British Neo-Nazi couple found guilty of terror group membership

British Neo-Nazi couple found guilty of terror group membership

A white supremacist British couple, who named their son after the leader of Nazi Germany, has been found guilty of being members of a UK banned far-right terrorist group.

AhlulBayt News Agency (ABNA): A white supremacist British couple, who named their son after the leader of Nazi Germany, has been found guilty of being members of a UK banned far-right terrorist group.

Adam Thomas, 22, and Claudia Patatas, 38, were found guilty on Monday of being members of the racist group National Action by Birmingham's Crown Court.

During the trial, the court was told that the couple had given their child the middle name “Adolf” in honor of the Nazi leader.

A third defendant, Daniel Bogunovic, 27, was also convicted of being a member of the neo-Nazi group. The warehouse worker was a leading figure in the organization’s Midlands chapter, an area in middle England.

Thomas, a twice-failed army applicant, was also convicted of having a terrorist manual, the Anarchist’s Cookbook, which contained instructions on making “viable” bombs and explosives.

Prosecutors said the case was about "a specific type of terror, born out of fanatical and tribal belief in white supremacy."

Asked by his barrister, Frida Hussain, whether he was a racist, Thomas replied: “Yes.” But he added: “It is something I do not tend to think about any more, something I want to put behind me.”

Thomas said, during his school years, he had come to the attention of the Prevent counter-radicalization program, which took him to see a female Holocaust survivor. Thomas said: “She told me she was evacuated from Germany to Britain and I couldn’t see that as being a Holocaust survivor, at the time.”

He said the photograph of him holding his child while wearing KKK robes was “just play”. He said: “They were not put up on some website or used to promote some agenda or ideology.”
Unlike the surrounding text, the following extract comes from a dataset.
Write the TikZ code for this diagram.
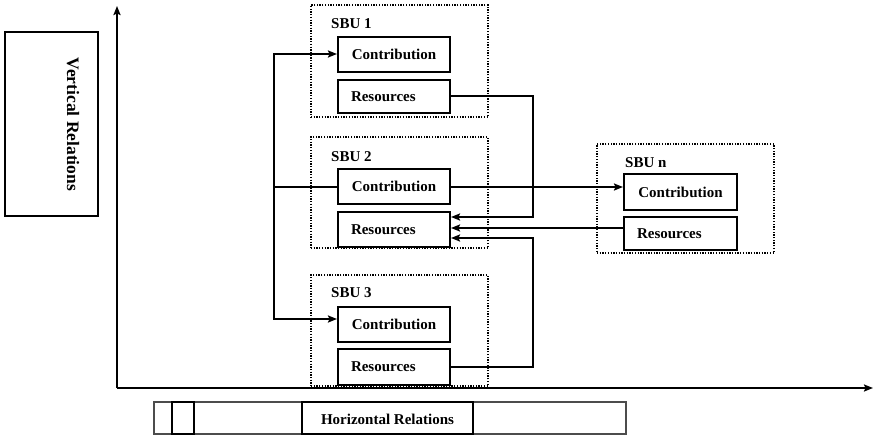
\documentclass[tikz,border=0pt]{standalone}
\usepackage{fontspec}
\setmainfont{Liberation Serif}
\usetikzlibrary{arrows.meta,calc}

\tikzset{
  x=1pt, y=-1pt,
  unitbox/.style={draw, line width=2pt, minimum width=112pt, minimum height=35pt,
    inner sep=0pt, font=\fontsize{15pt}{18pt}\selectfont\bfseries},
  sbubox/.style={draw, line width=1.5pt, dash pattern=on 1.3pt off 1.4pt,
    minimum width=177pt, inner sep=0pt},
  sbulabel/.style={anchor=west, inner sep=0pt, font=\fontsize{15pt}{18pt}\selectfont\bfseries},
  link/.style={line width=2pt},
  conn/.style={line width=2pt, -{Stealth[length=9pt,width=7pt,inset=1.5pt]}},
  axis/.style={line width=2pt, -{Stealth[length=9pt,width=7pt,inset=1.5pt]}},
  frame/.style={draw, line width=2pt, inner sep=0pt},
  thinframe/.style={draw=black!70, line width=2pt, inner sep=0pt},
  label/.style={inner sep=0pt, font=\fontsize{15pt}{18pt}\selectfont\bfseries}
}

\begin{document}
\begin{tikzpicture}
\useasboundingbox (0,0) rectangle (874,436);

% axes
\coordinate (origin) at (117,388);
\coordinate (ytop) at (117,6);
\coordinate (xend) at (873,388);
\draw[axis] (origin) -- (ytop);
\draw[axis] (origin) -- (xend);

% vertical relations panel
\node[frame, minimum width=93pt, minimum height=184pt] (vbox) at (51.5,124) {};
\node[label, font=\fontsize{17.5pt}{20pt}\selectfont\bfseries, rotate=-90] (vtext) at (73,124.5) {Vertical Relations};

% horizontal relations strip
\node[thinframe, minimum width=472pt, minimum height=32pt] (hbox) at (390,418) {};
\node[frame, minimum width=22pt, minimum height=32pt] (hcell) at (183,418) {};
\node[frame, minimum width=171pt, minimum height=32pt] (hrel) at (387.5,418) {};
\node[label] (htext) at (387.5,419) {Horizontal Relations};

% SBU frames
\node[sbubox, minimum height=112pt] (s1) at (399.5,61) {};
\node[sbubox, minimum height=111pt] (s2) at (399.5,192.5) {};
\node[sbubox, minimum height=111pt] (s3) at (399.5,330.5) {};
\node[sbubox, minimum height=109pt] (sn) at (685.5,198.5) {};

\node[sbulabel] (l1) at (331,24) {SBU 1};
\node[sbulabel] (l2) at (331,157) {SBU 2};
\node[sbulabel] (l3) at (331,293) {SBU 3};
\node[sbulabel] (ln) at (625,163) {SBU n};

% units inside each SBU
\node[unitbox] (c1) at (394,54.5) {Contribution};
\node[unitbox, minimum height=33pt, text width=86pt, align=left] (r1) at (394,96.5) {Resources};
\node[unitbox] (c2) at (394,186.5) {Contribution};
\node[unitbox, text width=86pt, align=left] (r2) at (394,229.5) {Resources};
\node[unitbox] (c3) at (394,324.5) {Contribution};
\node[unitbox, minimum height=36pt, text width=86pt, align=left] (r3) at (394,367) {Resources};
\node[unitbox, minimum width=113pt, minimum height=36pt] (cn) at (680.5,192) {Contribution};
\node[unitbox, minimum width=113pt, minimum height=33pt, text width=87pt, align=left] (rn) at (680.5,233.5) {Resources};

% connector buses and attachment points
\coordinate (lbus) at (274,0);
\coordinate (rbus) at (533,0);
\coordinate (c1in) at ($(c1.west)+(0,-0.5)$);
\coordinate (c2out) at ($(c2.west)+(0,0.5)$);
\coordinate (c2east) at ($(c2.east)+(0,0.5)$);
\coordinate (c3in) at ($(c3.west)+(0,-5.5)$);
\coordinate (r1out) at ($(r1.east)+(0,-0.5)$);
\coordinate (r2top) at ($(r2.east)+(0,-12.5)$);
\coordinate (r2mid) at ($(r2.east)+(0,-1.5)$);
\coordinate (r2bot) at ($(r2.east)+(0,8.5)$);

% contribution flows from SBU 2
\draw[link] (c2out) -- (c2out -| lbus);
\draw[conn] (c2out -| lbus) |- (c1in);
\draw[conn] (c2out -| lbus) |- (c3in);
\draw[conn] (c2east) -- (c2east -| cn.west);

% resource flows into SBU 2
\draw[conn] (r1out) -- (r1out -| rbus) |- (r2top);
\draw[conn] (r2mid -| rn.west) -- (r2mid);
\draw[conn] (r3.east) -- (r3.east -| rbus) |- (r2bot);
\end{tikzpicture}
\end{document}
Thomas talked of chat groups where he had made anti-Semitic and racist remarks to other alleged National Action members: “That was entertaining to me at the time. It was funny at the time.”

Asked whether his parents had been “extremists or racists”, he said: “They were common racists.”

The Birmingham jury reached unanimous verdicts after it was also shown the evidence which also included photographs of Thomas dressed in Ku Klux Klan (KKK) robes while cradling his baby. The KKK is an alt-right white supremacist group from the US.

Thomas, who was twice turned down by the army because of an Asperger’s diagnosis, said his beliefs in white nationalism began at an early age and his racist views led to his expulsion from mainstream school aged 14.

Thomas said his paternal grandfather, from Derry in Northern Ireland, had “a positive view of Hitler and the Nazis” and used to deliver a “Hitler salute” when Thomas visited as a boy. He said his great-grandfather was a supporter of the British Union of Fascists.

The Neo-Nazi terrorist group National Action, founded in 2013, was outlawed under anti-terror legislation three years later after it celebrated the murder of Labour MP Jo Cox.

The anti-Semitic and white supremacist group had celebrated the murder of Labour MP Jo Cox in June 2016 by Thomas Mair.

The group describes itself as a "National Socialist youth organization". However, then-Home Secretary Amber Rudd described it as “racist, anti-Semitic and homophobic.”

“It has absolutely no place in a Britain that works for everyone,” she added.